------ Collected material ------

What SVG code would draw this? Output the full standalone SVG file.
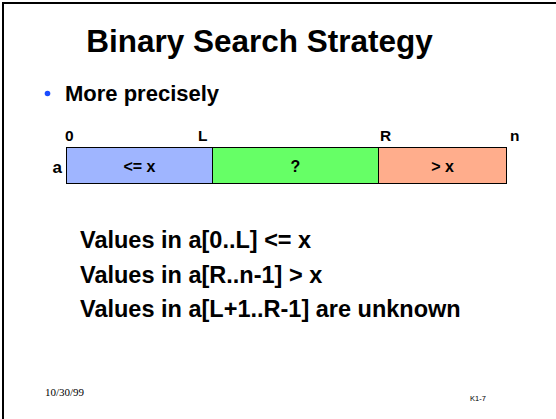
<svg xmlns="http://www.w3.org/2000/svg" width="556" height="419" viewBox="0 0 556 419">
<style>
.b{font-family:"Liberation Sans",Arial,sans-serif;font-weight:bold;fill:#000}
.cell{stroke:#000;stroke-width:1}
.lbl{font-size:15.5px}
.mid{text-anchor:middle}
</style>
<rect x="0" y="0" width="556" height="419" fill="#fff"/>
<g id="frame">
<line x1="2" y1="3" x2="556" y2="3" stroke="#000" stroke-width="2"/>
<line x1="3" y1="2" x2="3" y2="419" stroke="#000" stroke-width="2"/>
</g>
<g id="title"><text class="b mid" x="259.5" y="52" font-size="31.5">Binary Search Strategy</text></g>
<g id="bullet">
<circle cx="47.5" cy="93.5" r="2.8" fill="#1a4cff"/>
<text class="b" x="65" y="101" font-size="22">More precisely</text>
</g>
<g id="indices">
<text class="b lbl" x="65" y="141">0</text>
<text class="b lbl" x="198" y="141">L</text>
<text class="b lbl" x="380" y="141">R</text>
<text class="b lbl" x="510" y="141">n</text>
<text class="b" x="52.5" y="173" font-size="17">a</text>
</g>
<g id="cell-le">
<rect class="cell" x="66.5" y="147.5" width="146" height="36" fill="#9fb5ff"/>
<text class="b mid" x="139.5" y="172" font-size="16">&lt;= x</text>
</g>
<g id="cell-unknown">
<rect class="cell" x="212.5" y="147.5" width="166" height="36" fill="#66ff66"/>
<text class="b mid" x="295.5" y="172" font-size="16">?</text>
</g>
<g id="cell-gt">
<rect class="cell" x="378.5" y="147.5" width="128" height="36" fill="#ffad8c"/>
<text class="b mid" x="442.5" y="172" font-size="16">&gt; x</text>
</g>
<g id="connectors"></g>
<g id="body">
<text class="b" x="80" y="248" font-size="23.5">Values in a[0..L] &lt;= x</text>
<text class="b" x="80" y="283" font-size="23.5">Values in a[R..n-1] &gt; x</text>
<text class="b" x="80" y="317" font-size="23.5">Values in a[L+1..R-1] are unknown</text>
</g>
<g id="footer">
<text x="45" y="396" font-family="'Liberation Serif','Times New Roman',serif" font-size="11" fill="#000">10/30/99</text>
<text x="470" y="401" font-family="'Liberation Sans',Arial,sans-serif" font-size="7.5" fill="#000">K1-7</text>
</g>
</svg>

------

Goal:
Reproduce the whole listing word for word, setting aside any pictures.

Finished answer:
What SVG code would draw this? Output the full standalone SVG file.
<svg xmlns="http://www.w3.org/2000/svg" width="556" height="419" viewBox="0 0 556 419">
<style>
.b{font-family:"Liberation Sans",Arial,sans-serif;font-weight:bold;fill:#000}
.cell{stroke:#000;stroke-width:1}
.lbl{font-size:15.5px}
.mid{text-anchor:middle}
</style>
<rect x="0" y="0" width="556" height="419" fill="#fff"/>
<g id="frame">
<line x1="2" y1="3" x2="556" y2="3" stroke="#000" stroke-width="2"/>
<line x1="3" y1="2" x2="3" y2="419" stroke="#000" stroke-width="2"/>
</g>
<g id="title"><text class="b mid" x="259.5" y="52" font-size="31.5">Binary Search Strategy</text></g>
<g id="bullet">
<circle cx="47.5" cy="93.5" r="2.8" fill="#1a4cff"/>
<text class="b" x="65" y="101" font-size="22">More precisely</text>
</g>
<g id="indices">
<text class="b lbl" x="65" y="141">0</text>
<text class="b lbl" x="198" y="141">L</text>
<text class="b lbl" x="380" y="141">R</text>
<text class="b lbl" x="510" y="141">n</text>
<text class="b" x="52.5" y="173" font-size="17">a</text>
</g>
<g id="cell-le">
<rect class="cell" x="66.5" y="147.5" width="146" height="36" fill="#9fb5ff"/>
<text class="b mid" x="139.5" y="172" font-size="16">&lt;= x</text>
</g>
<g id="cell-unknown">
<rect class="cell" x="212.5" y="147.5" width="166" height="36" fill="#66ff66"/>
<text class="b mid" x="295.5" y="172" font-size="16">?</text>
</g>
<g id="cell-gt">
<rect class="cell" x="378.5" y="147.5" width="128" height="36" fill="#ffad8c"/>
<text class="b mid" x="442.5" y="172" font-size="16">&gt; x</text>
</g>
<g id="connectors"></g>
<g id="body">
<text class="b" x="80" y="248" font-size="23.5">Values in a[0..L] &lt;= x</text>
<text class="b" x="80" y="283" font-size="23.5">Values in a[R..n-1] &gt; x</text>
<text class="b" x="80" y="317" font-size="23.5">Values in a[L+1..R-1] are unknown</text>
</g>
<g id="footer">
<text x="45" y="396" font-family="'Liberation Serif','Times New Roman',serif" font-size="11" fill="#000">10/30/99</text>
<text x="470" y="401" font-family="'Liberation Sans',Arial,sans-serif" font-size="7.5" fill="#000">K1-7</text>
</g>
</svg>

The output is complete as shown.